For What It Is Worth

I believe that I ought to return to the comments N. T. Wright made during his lecture at the Evangelical Theological Society’s recent conference in Atlanta that have attracted so much attention among bloggers. I do so to point out something that I had forgotten when reading John Piper’s The Future of Justification. I do this so as to be entirely fair to both N. T. Wright and John Piper.

Piper observes,
Wright repeatedly refers to works—the entirety of our lives—as the “basis” of justification in the last day. However, Wright also uses the language of judgment and justification “according to works” in a way that inclines one to think that the terms “according to” and “on the basis of” may be interchangeable for him. For example, he refers to Romans 2:13 and says, “Here is the first statement about justification in Romans, and lo and behold it affirms justification according to works.” “Paul, in company with mainstream second Temple Judaism, affirms that God’s final judgment will be in accordance with the entirety of a life led – in accordance, in other words, with works.”
But in these contexts where he is discussing justification on the basis of works or according to works, he does not discuss the finer distinction between “based on” and “according to.” I suspect his view of how works really function in relation to final justification would become a good bit clearer if Wright discussed this difference.

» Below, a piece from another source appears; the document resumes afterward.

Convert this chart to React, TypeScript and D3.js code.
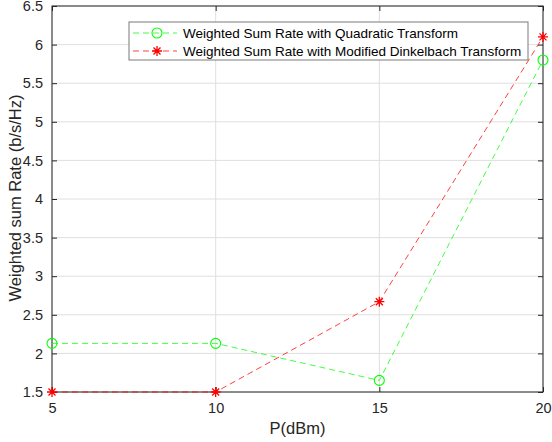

Find Piper’s comments on pages 117-118. These quotations suffice to show that Piper is aware that Wright uses the expressions—on the basis of and in accordance with—interchangeably, even though he finds fault with Wright for failing to explain his appeal to 1 Corinthians 3:10-17 and to address “the fact that Paul threatens baptized professing Christians not just with barely being saved, but with not being save at all at the last judgment (Gal. 5:21; 6:7-9; 1 Cor. 6:9). The whole question of how Paul can speak this way and how our works actually function at the last day. . .” (p. 118).